- **Charts and diagrams as code**

»»

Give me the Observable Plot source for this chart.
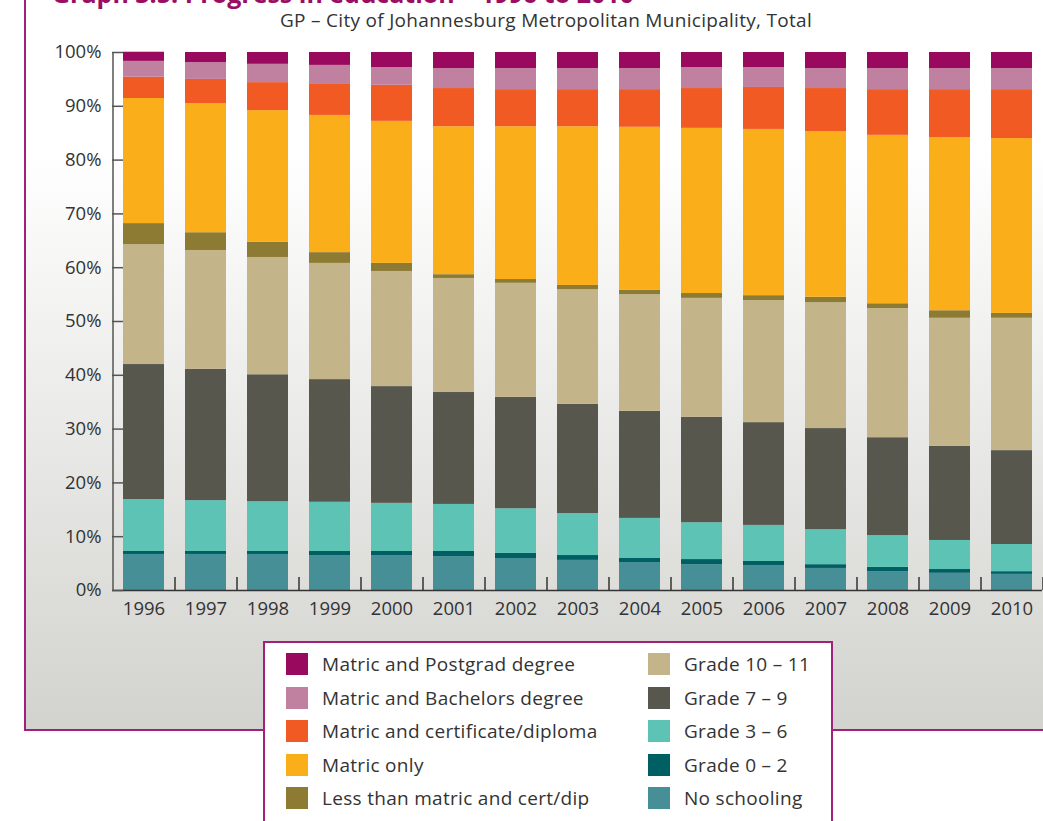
<!DOCTYPE html>
<html><head><meta charset="utf-8">
<script src="https://cdn.jsdelivr.net/npm/d3@7"></script>
<script src="https://cdn.jsdelivr.net/npm/@observablehq/plot@0.6"></script>
<style>
body{margin:0;width:1043px;height:821px;overflow:hidden;background:#fff;font-family:"Open Sans",sans-serif;position:relative;color:#333}
#frame{position:absolute;left:24px;top:-10px;width:1100px;height:741px;box-sizing:border-box;border-left:2px solid #a3207a;border-bottom:2px solid #a3207a;background:linear-gradient(to bottom,#ffffff 0px,#ffffff 160px,#d2d2ce 739px)}
#title{position:absolute;left:52px;top:-19px;font-weight:bold;font-size:25px;line-height:25px;color:#9b0d62;white-space:nowrap}
#subtitle{position:absolute;left:0;width:1092px;text-align:center;top:11px;font-size:19px;line-height:19px;letter-spacing:0.3px;color:#333;white-space:nowrap}
#chart{position:absolute;left:0;top:0}
#legend{position:absolute;left:263px;top:641px;width:570px;height:200px;box-sizing:border-box;border:2px solid #a3207a;background:#fff}
.item{position:absolute;height:22px;display:flex;align-items:center;font-size:19px;letter-spacing:0.3px;color:#333;white-space:nowrap}
.sw{width:22px;height:22px;margin-right:14px;flex:none}
</style></head>
<body>
<div id="frame"></div>
<div id="title">Graph 3.5: Progress in education – 1996 to 2010</div>
<div id="subtitle">GP – City of Johannesburg Metropolitan Municipality, Total</div>
<div id="chart"></div>
<div id="legend"></div>
<script>
const years = ["1996","1997","1998","1999","2000","2001","2002","2003","2004","2005","2006","2007","2008","2009","2010"];
// stacked bottom → top
const categories = ["No schooling","Grade 0 – 2","Grade 3 – 6","Grade 7 – 9","Grade 10 – 11","Less than matric and cert/dip","Matric only","Matric and certificate/diploma","Matric and Bachelors degree","Matric and Postgrad degree"];
const colors = ["#478f96","#005f63","#5dc3b5","#57574d","#c3b489","#8d7b33","#f9ae1a","#f15a22","#c081a0","#990a5e"];
const noSchooling = [6.7,6.7,6.7,6.5,6.5,6.3,5.95,5.6,5.2,4.8,4.65,4.1,3.5,3.2,3.0];
const grade0to2   = [0.55,0.55,0.55,0.75,0.75,0.95,0.95,0.9,0.75,0.95,0.75,0.7,0.8,0.7,0.5];
const grade3to6   = [9.65,9.45,9.25,9.15,8.95,8.75,8.3,7.8,7.45,6.85,6.7,6.5,5.9,5.4,5.05];
const grade7to9   = [25.1,24.4,23.6,22.8,21.7,20.8,20.7,20.3,19.9,19.6,19.1,18.8,18.2,17.5,17.45];
const grade10to11 = [22.3,22.1,21.8,21.6,21.4,21.2,21.2,21.3,21.7,22.1,22.7,23.4,24.0,23.8,24.6];
const lessThanMatric = [3.9,3.3,2.8,2.0,1.5,0.7,0.7,0.8,0.8,0.9,0.9,1.0,0.9,1.4,0.9];
const matricOnly  = [23.25,24.0,24.5,25.5,26.4,27.5,28.4,29.5,30.3,30.7,30.9,30.8,31.3,32.2,32.5];
const matricCert  = [3.95,4.5,5.2,5.9,6.7,7.1,6.9,6.9,7.0,7.4,7.8,8.0,8.5,8.9,9.1];
const matricBach  = [2.95,3.1,3.4,3.4,3.3,3.7,3.9,3.9,3.9,3.9,3.7,3.7,3.9,3.9,3.9];
const matricPostgrad = [1.7,1.9,2.2,2.4,2.8,3.0,3.0,3.0,3.0,2.8,2.8,3.0,3.0,3.0,3.0];
const yTicks = [0,10,20,30,40,50,60,70,80,90,100];
const legendLeftCol = ["Matric and Postgrad degree","Matric and Bachelors degree","Matric and certificate/diploma","Matric only","Less than matric and cert/dip"];
const legendRightCol = ["Grade 10 – 11","Grade 7 – 9","Grade 3 – 6","Grade 0 – 2","No schooling"];

const series = [noSchooling,grade0to2,grade3to6,grade7to9,grade10to11,lessThanMatric,matricOnly,matricCert,matricBach,matricPostgrad];
const data = [];
categories.forEach((c, ci) => years.forEach((y, yi) => data.push({year: y, cat: c, value: series[ci][yi]})));

const font = {fontSize: 18.5, fill: "#333"};
const chart = Plot.plot({
  width: 1043, height: 625,
  marginTop: 52, marginBottom: 35, marginLeft: 112, marginRight: 1,
  style: {fontFamily: "'Open Sans', sans-serif", background: "transparent", color: "#333"},
  x: {type: "band", domain: years, paddingInner: 0.34, paddingOuter: 0.17, label: null},
  y: {domain: [0, 100], label: null},
  color: {domain: categories, range: colors},
  marks: [
    Plot.barY(data, {x: "year", y: "value", fill: "cat", order: categories}),
    Plot.ruleY([0], {stroke: "#333", strokeWidth: 1.5}),
    Plot.ruleX([years[0]], {dx: -31, stroke: "#555", strokeWidth: 1.5}),
    Plot.axisY({ticks: yTicks, tickFormat: d => d + "%", tickSize: -11, tickPadding: 22, stroke: "#555", strokeWidth: 1.5, label: null, ...font}),
    Plot.axisX({tickSize: -13, dx: 31, tickFormat: () => "", stroke: "#333", strokeWidth: 1.5, label: null}),
    Plot.axisX({tickSize: 0, tickPadding: 11, label: null, ...font})
  ]
});
document.getElementById("chart").appendChild(chart);

const legend = document.getElementById("legend");
const colorOf = c => colors[categories.indexOf(c)];
function addItem(name, left, row) {
  const d = document.createElement("div");
  d.className = "item";
  d.style.left = left + "px";
  d.style.top = (10 + row * 33.5) + "px";
  d.innerHTML = `<span class="sw" style="background:${colorOf(name)}"></span><span>${name}</span>`;
  legend.appendChild(d);
}
legendLeftCol.forEach((n, i) => addItem(n, 21, i));
legendRightCol.forEach((n, i) => addItem(n, 383, i));
</script>
</body></html>
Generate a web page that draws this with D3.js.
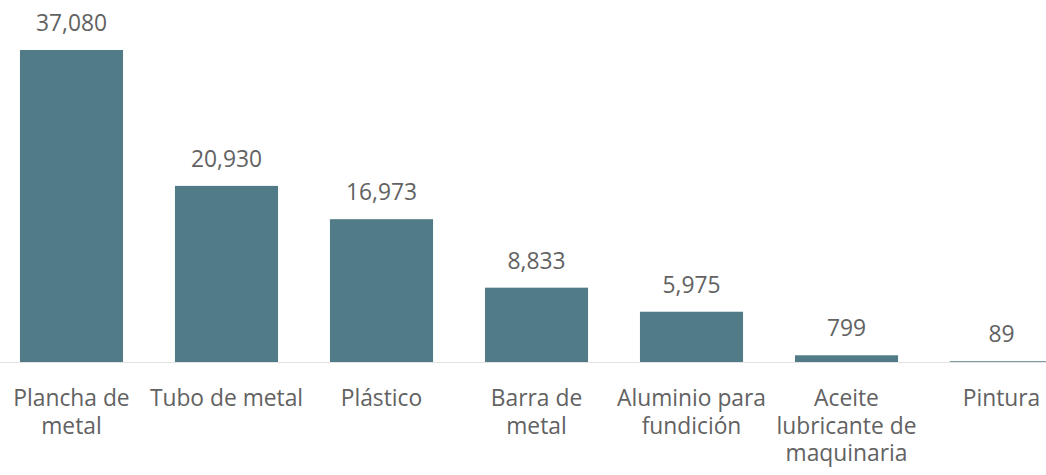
<!DOCTYPE html>
<html>
<head>
<meta charset="utf-8">
<script src="https://cdn.jsdelivr.net/npm/d3@7"></script>
<style>
  html, body { margin: 0; padding: 0; background: #fff; }
  svg { display: block; }
</style>
</head>
<body>
<svg id="chart" width="1046" height="475"></svg>
<script>
const categories = ["Plancha de metal", "Tubo de metal", "Plástico", "Barra de metal", "Aluminio para fundición", "Aceite lubricante de maquinaria", "Pintura"];
const tickLabels = [["Plancha de", "metal"], ["Tubo de metal"], ["Plástico"], ["Barra de", "metal"], ["Aluminio para", "fundición"], ["Aceite", "lubricante de", "maquinaria"], ["Pintura"]];
const values = [37080, 20930, 16973, 8833, 5975, 799, 89];

const W = 1046, H = 475;
const baseY = 362, topY = 50;
const svg = d3.select("#chart");

const x = d3.scaleBand().domain(categories).range([-6, 1079]).paddingInner(0.335).paddingOuter(0.1675);
const y = d3.scaleLinear().domain([0, d3.max(values)]).range([baseY, topY]);

const font = "'Open Sans', sans-serif";
const textColor = "#626262";
const fs = 22.8;

svg.append("line")
  .attr("x1", 0).attr("x2", W)
  .attr("y1", baseY + 0.5).attr("y2", baseY + 0.5)
  .attr("stroke", "#e3e3e3").attr("stroke-width", 1);

const data = categories.map((c, i) => ({ c, v: values[i], lines: tickLabels[i] }));

svg.selectAll("rect.bar").data(data).join("rect")
  .attr("class", "bar")
  .attr("x", d => x(d.c))
  .attr("width", x.bandwidth())
  .attr("y", d => y(d.v))
  .attr("height", d => baseY - y(d.v))
  .attr("fill", "#527b88");

svg.selectAll("text.val").data(data).join("text")
  .attr("class", "val")
  .attr("x", d => x(d.c) + x.bandwidth() / 2)
  .attr("y", d => y(d.v) - 19)
  .attr("text-anchor", "middle")
  .attr("font-family", font)
  .attr("font-size", fs)
  .attr("fill", textColor)
  .text(d => d3.format(",")(d.v));

const lab = svg.selectAll("text.cat").data(data).join("text")
  .attr("class", "cat")
  .attr("text-anchor", "middle")
  .attr("font-family", font)
  .attr("font-size", fs)
  .attr("fill", textColor);
lab.each(function(d) {
  const t = d3.select(this);
  d.lines.forEach((ln, k) => {
    t.append("tspan")
      .attr("x", x(d.c) + x.bandwidth() / 2)
      .attr("y", 406 + k * 27.5)
      .text(ln);
  });
});
</script>
</body>
</html>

««

- **Work to complete**
Check each line above for the string "this", then copy the ones that have it.

- **Problem solution**
Give me the Observable Plot source for this chart.
Generate a web page that draws this with D3.js.
  const t = d3.select(this);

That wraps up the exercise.